Extract the data exactly, missing nothing.
## Start
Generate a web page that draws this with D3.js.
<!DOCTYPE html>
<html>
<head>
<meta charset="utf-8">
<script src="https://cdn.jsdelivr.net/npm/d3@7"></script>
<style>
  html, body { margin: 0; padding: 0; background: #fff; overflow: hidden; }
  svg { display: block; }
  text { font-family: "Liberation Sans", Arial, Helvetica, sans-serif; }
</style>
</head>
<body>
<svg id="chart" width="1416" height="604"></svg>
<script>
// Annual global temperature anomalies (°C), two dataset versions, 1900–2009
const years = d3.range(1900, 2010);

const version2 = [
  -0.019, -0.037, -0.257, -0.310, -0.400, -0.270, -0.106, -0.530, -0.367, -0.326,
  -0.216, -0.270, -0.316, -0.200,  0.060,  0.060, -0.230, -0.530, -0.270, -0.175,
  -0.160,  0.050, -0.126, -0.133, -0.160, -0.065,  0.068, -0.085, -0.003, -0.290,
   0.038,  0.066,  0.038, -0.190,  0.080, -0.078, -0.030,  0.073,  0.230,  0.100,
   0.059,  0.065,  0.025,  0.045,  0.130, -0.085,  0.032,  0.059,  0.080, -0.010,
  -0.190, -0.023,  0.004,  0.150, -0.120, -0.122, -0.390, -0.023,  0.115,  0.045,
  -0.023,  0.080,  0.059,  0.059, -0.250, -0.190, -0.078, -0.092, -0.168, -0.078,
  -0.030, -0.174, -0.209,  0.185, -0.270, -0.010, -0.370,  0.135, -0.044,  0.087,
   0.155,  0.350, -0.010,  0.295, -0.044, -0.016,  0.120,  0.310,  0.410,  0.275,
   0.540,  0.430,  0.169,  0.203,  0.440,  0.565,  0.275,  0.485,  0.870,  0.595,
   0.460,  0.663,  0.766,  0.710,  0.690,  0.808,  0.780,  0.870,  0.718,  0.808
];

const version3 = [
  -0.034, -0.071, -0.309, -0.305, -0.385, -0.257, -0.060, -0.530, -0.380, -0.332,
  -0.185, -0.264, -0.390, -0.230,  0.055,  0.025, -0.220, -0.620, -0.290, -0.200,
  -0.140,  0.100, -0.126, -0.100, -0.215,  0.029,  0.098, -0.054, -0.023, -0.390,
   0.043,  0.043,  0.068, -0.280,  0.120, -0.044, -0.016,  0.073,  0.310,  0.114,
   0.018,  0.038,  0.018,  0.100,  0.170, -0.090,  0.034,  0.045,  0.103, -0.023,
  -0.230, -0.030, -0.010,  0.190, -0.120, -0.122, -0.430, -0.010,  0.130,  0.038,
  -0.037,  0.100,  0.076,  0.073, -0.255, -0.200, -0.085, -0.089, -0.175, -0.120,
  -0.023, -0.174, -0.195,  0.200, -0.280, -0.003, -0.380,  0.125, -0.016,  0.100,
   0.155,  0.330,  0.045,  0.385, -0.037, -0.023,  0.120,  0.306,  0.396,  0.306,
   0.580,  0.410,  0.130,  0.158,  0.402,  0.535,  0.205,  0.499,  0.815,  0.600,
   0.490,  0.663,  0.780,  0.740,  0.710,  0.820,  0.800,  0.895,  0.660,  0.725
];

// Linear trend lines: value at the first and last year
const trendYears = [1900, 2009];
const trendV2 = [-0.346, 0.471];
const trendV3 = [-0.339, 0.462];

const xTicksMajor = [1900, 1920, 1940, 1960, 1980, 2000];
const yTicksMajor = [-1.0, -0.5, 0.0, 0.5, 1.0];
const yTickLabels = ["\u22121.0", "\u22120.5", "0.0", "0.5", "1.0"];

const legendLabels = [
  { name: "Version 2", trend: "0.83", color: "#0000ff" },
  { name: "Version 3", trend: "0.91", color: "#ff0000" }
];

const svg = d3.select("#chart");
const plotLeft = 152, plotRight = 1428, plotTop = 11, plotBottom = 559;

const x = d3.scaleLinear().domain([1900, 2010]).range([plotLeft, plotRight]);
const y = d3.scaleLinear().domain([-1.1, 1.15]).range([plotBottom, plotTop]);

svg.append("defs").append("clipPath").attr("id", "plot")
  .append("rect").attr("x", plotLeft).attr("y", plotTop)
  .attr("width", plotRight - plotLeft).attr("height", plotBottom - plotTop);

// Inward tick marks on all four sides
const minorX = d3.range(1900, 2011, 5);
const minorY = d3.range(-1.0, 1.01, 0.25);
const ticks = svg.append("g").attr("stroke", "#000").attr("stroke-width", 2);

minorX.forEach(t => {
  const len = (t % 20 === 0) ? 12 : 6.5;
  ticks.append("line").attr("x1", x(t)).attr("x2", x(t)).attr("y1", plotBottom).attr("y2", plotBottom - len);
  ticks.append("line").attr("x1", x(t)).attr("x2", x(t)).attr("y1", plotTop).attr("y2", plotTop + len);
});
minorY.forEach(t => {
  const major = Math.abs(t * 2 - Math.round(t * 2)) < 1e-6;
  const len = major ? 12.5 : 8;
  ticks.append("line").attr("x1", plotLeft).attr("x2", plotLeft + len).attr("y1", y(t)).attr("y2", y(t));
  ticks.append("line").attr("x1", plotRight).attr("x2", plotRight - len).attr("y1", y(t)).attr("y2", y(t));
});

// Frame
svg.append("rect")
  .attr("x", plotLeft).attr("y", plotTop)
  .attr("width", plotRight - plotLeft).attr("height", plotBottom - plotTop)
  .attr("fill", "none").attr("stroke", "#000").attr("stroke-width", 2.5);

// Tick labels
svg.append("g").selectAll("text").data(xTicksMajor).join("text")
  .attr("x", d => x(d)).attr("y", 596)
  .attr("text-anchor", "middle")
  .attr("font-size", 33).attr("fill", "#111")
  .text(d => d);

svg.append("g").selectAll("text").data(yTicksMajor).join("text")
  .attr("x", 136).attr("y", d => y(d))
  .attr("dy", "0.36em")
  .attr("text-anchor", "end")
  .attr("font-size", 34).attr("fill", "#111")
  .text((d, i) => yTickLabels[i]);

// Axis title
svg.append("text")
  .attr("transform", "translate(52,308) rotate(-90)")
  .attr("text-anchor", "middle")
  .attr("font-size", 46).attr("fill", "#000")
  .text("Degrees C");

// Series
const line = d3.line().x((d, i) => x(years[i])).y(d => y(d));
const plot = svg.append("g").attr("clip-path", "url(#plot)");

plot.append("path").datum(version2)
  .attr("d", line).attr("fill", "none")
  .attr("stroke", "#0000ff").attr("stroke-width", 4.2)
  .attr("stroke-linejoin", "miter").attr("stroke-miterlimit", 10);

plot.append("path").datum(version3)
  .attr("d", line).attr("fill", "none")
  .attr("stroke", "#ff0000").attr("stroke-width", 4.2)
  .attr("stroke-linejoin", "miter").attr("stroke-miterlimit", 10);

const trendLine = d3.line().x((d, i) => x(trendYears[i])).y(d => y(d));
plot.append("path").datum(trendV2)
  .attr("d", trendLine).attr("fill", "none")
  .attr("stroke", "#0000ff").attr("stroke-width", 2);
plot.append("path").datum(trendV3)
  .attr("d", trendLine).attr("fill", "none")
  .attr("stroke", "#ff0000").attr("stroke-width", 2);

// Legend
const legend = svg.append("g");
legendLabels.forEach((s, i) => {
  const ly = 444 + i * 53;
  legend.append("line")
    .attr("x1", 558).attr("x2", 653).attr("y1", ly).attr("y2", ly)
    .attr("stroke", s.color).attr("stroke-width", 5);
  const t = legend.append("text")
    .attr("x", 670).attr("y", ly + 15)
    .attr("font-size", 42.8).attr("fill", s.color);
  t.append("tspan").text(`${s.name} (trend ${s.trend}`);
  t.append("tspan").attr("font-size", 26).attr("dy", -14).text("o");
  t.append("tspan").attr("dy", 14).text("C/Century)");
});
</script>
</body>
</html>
## End
Output below
Generate a web page that draws this with D3.js.
<!DOCTYPE html>
<html>
<head>
<meta charset="utf-8">
<script src="https://cdn.jsdelivr.net/npm/d3@7"></script>
<style>
  html, body { margin: 0; padding: 0; background: #fff; overflow: hidden; }
  svg { display: block; }
  text { font-family: "Liberation Sans", Arial, Helvetica, sans-serif; }
</style>
</head>
<body>
<svg id="chart" width="1416" height="604"></svg>
<script>
// Annual global temperature anomalies (°C), two dataset versions, 1900–2009
const years = d3.range(1900, 2010);

const version2 = [
  -0.019, -0.037, -0.257, -0.310, -0.400, -0.270, -0.106, -0.530, -0.367, -0.326,
  -0.216, -0.270, -0.316, -0.200,  0.060,  0.060, -0.230, -0.530, -0.270, -0.175,
  -0.160,  0.050, -0.126, -0.133, -0.160, -0.065,  0.068, -0.085, -0.003, -0.290,
   0.038,  0.066,  0.038, -0.190,  0.080, -0.078, -0.030,  0.073,  0.230,  0.100,
   0.059,  0.065,  0.025,  0.045,  0.130, -0.085,  0.032,  0.059,  0.080, -0.010,
  -0.190, -0.023,  0.004,  0.150, -0.120, -0.122, -0.390, -0.023,  0.115,  0.045,
  -0.023,  0.080,  0.059,  0.059, -0.250, -0.190, -0.078, -0.092, -0.168, -0.078,
  -0.030, -0.174, -0.209,  0.185, -0.270, -0.010, -0.370,  0.135, -0.044,  0.087,
   0.155,  0.350, -0.010,  0.295, -0.044, -0.016,  0.120,  0.310,  0.410,  0.275,
   0.540,  0.430,  0.169,  0.203,  0.440,  0.565,  0.275,  0.485,  0.870,  0.595,
   0.460,  0.663,  0.766,  0.710,  0.690,  0.808,  0.780,  0.870,  0.718,  0.808
];

const version3 = [
  -0.034, -0.071, -0.309, -0.305, -0.385, -0.257, -0.060, -0.530, -0.380, -0.332,
  -0.185, -0.264, -0.390, -0.230,  0.055,  0.025, -0.220, -0.620, -0.290, -0.200,
  -0.140,  0.100, -0.126, -0.100, -0.215,  0.029,  0.098, -0.054, -0.023, -0.390,
   0.043,  0.043,  0.068, -0.280,  0.120, -0.044, -0.016,  0.073,  0.310,  0.114,
   0.018,  0.038,  0.018,  0.100,  0.170, -0.090,  0.034,  0.045,  0.103, -0.023,
  -0.230, -0.030, -0.010,  0.190, -0.120, -0.122, -0.430, -0.010,  0.130,  0.038,
  -0.037,  0.100,  0.076,  0.073, -0.255, -0.200, -0.085, -0.089, -0.175, -0.120,
  -0.023, -0.174, -0.195,  0.200, -0.280, -0.003, -0.380,  0.125, -0.016,  0.100,
   0.155,  0.330,  0.045,  0.385, -0.037, -0.023,  0.120,  0.306,  0.396,  0.306,
   0.580,  0.410,  0.130,  0.158,  0.402,  0.535,  0.205,  0.499,  0.815,  0.600,
   0.490,  0.663,  0.780,  0.740,  0.710,  0.820,  0.800,  0.895,  0.660,  0.725
];

// Linear trend lines: value at the first and last year
const trendYears = [1900, 2009];
const trendV2 = [-0.346, 0.471];
const trendV3 = [-0.339, 0.462];

const xTicksMajor = [1900, 1920, 1940, 1960, 1980, 2000];
const yTicksMajor = [-1.0, -0.5, 0.0, 0.5, 1.0];
const yTickLabels = ["\u22121.0", "\u22120.5", "0.0", "0.5", "1.0"];

const legendLabels = [
  { name: "Version 2", trend: "0.83", color: "#0000ff" },
  { name: "Version 3", trend: "0.91", color: "#ff0000" }
];

const svg = d3.select("#chart");
const plotLeft = 152, plotRight = 1428, plotTop = 11, plotBottom = 559;

const x = d3.scaleLinear().domain([1900, 2010]).range([plotLeft, plotRight]);
const y = d3.scaleLinear().domain([-1.1, 1.15]).range([plotBottom, plotTop]);

svg.append("defs").append("clipPath").attr("id", "plot")
  .append("rect").attr("x", plotLeft).attr("y", plotTop)
  .attr("width", plotRight - plotLeft).attr("height", plotBottom - plotTop);

// Inward tick marks on all four sides
const minorX = d3.range(1900, 2011, 5);
const minorY = d3.range(-1.0, 1.01, 0.25);
const ticks = svg.append("g").attr("stroke", "#000").attr("stroke-width", 2);

minorX.forEach(t => {
  const len = (t % 20 === 0) ? 12 : 6.5;
  ticks.append("line").attr("x1", x(t)).attr("x2", x(t)).attr("y1", plotBottom).attr("y2", plotBottom - len);
  ticks.append("line").attr("x1", x(t)).attr("x2", x(t)).attr("y1", plotTop).attr("y2", plotTop + len);
});
minorY.forEach(t => {
  const major = Math.abs(t * 2 - Math.round(t * 2)) < 1e-6;
  const len = major ? 12.5 : 8;
  ticks.append("line").attr("x1", plotLeft).attr("x2", plotLeft + len).attr("y1", y(t)).attr("y2", y(t));
  ticks.append("line").attr("x1", plotRight).attr("x2", plotRight - len).attr("y1", y(t)).attr("y2", y(t));
});

// Frame
svg.append("rect")
  .attr("x", plotLeft).attr("y", plotTop)
  .attr("width", plotRight - plotLeft).attr("height", plotBottom - plotTop)
  .attr("fill", "none").attr("stroke", "#000").attr("stroke-width", 2.5);

// Tick labels
svg.append("g").selectAll("text").data(xTicksMajor).join("text")
  .attr("x", d => x(d)).attr("y", 596)
  .attr("text-anchor", "middle")
  .attr("font-size", 33).attr("fill", "#111")
  .text(d => d);

svg.append("g").selectAll("text").data(yTicksMajor).join("text")
  .attr("x", 136).attr("y", d => y(d))
  .attr("dy", "0.36em")
  .attr("text-anchor", "end")
  .attr("font-size", 34).attr("fill", "#111")
  .text((d, i) => yTickLabels[i]);

// Axis title
svg.append("text")
  .attr("transform", "translate(52,308) rotate(-90)")
  .attr("text-anchor", "middle")
  .attr("font-size", 46).attr("fill", "#000")
  .text("Degrees C");

// Series
const line = d3.line().x((d, i) => x(years[i])).y(d => y(d));
const plot = svg.append("g").attr("clip-path", "url(#plot)");

plot.append("path").datum(version2)
  .attr("d", line).attr("fill", "none")
  .attr("stroke", "#0000ff").attr("stroke-width", 4.2)
  .attr("stroke-linejoin", "miter").attr("stroke-miterlimit", 10);

plot.append("path").datum(version3)
  .attr("d", line).attr("fill", "none")
  .attr("stroke", "#ff0000").attr("stroke-width", 4.2)
  .attr("stroke-linejoin", "miter").attr("stroke-miterlimit", 10);

const trendLine = d3.line().x((d, i) => x(trendYears[i])).y(d => y(d));
plot.append("path").datum(trendV2)
  .attr("d", trendLine).attr("fill", "none")
  .attr("stroke", "#0000ff").attr("stroke-width", 2);
plot.append("path").datum(trendV3)
  .attr("d", trendLine).attr("fill", "none")
  .attr("stroke", "#ff0000").attr("stroke-width", 2);

// Legend
const legend = svg.append("g");
legendLabels.forEach((s, i) => {
  const ly = 444 + i * 53;
  legend.append("line")
    .attr("x1", 558).attr("x2", 653).attr("y1", ly).attr("y2", ly)
    .attr("stroke", s.color).attr("stroke-width", 5);
  const t = legend.append("text")
    .attr("x", 670).attr("y", ly + 15)
    .attr("font-size", 42.8).attr("fill", s.color);
  t.append("tspan").text(`${s.name} (trend ${s.trend}`);
  t.append("tspan").attr("font-size", 26).attr("dy", -14).text("o");
  t.append("tspan").attr("dy", 14).text("C/Century)");
});
</script>
</body>
</html>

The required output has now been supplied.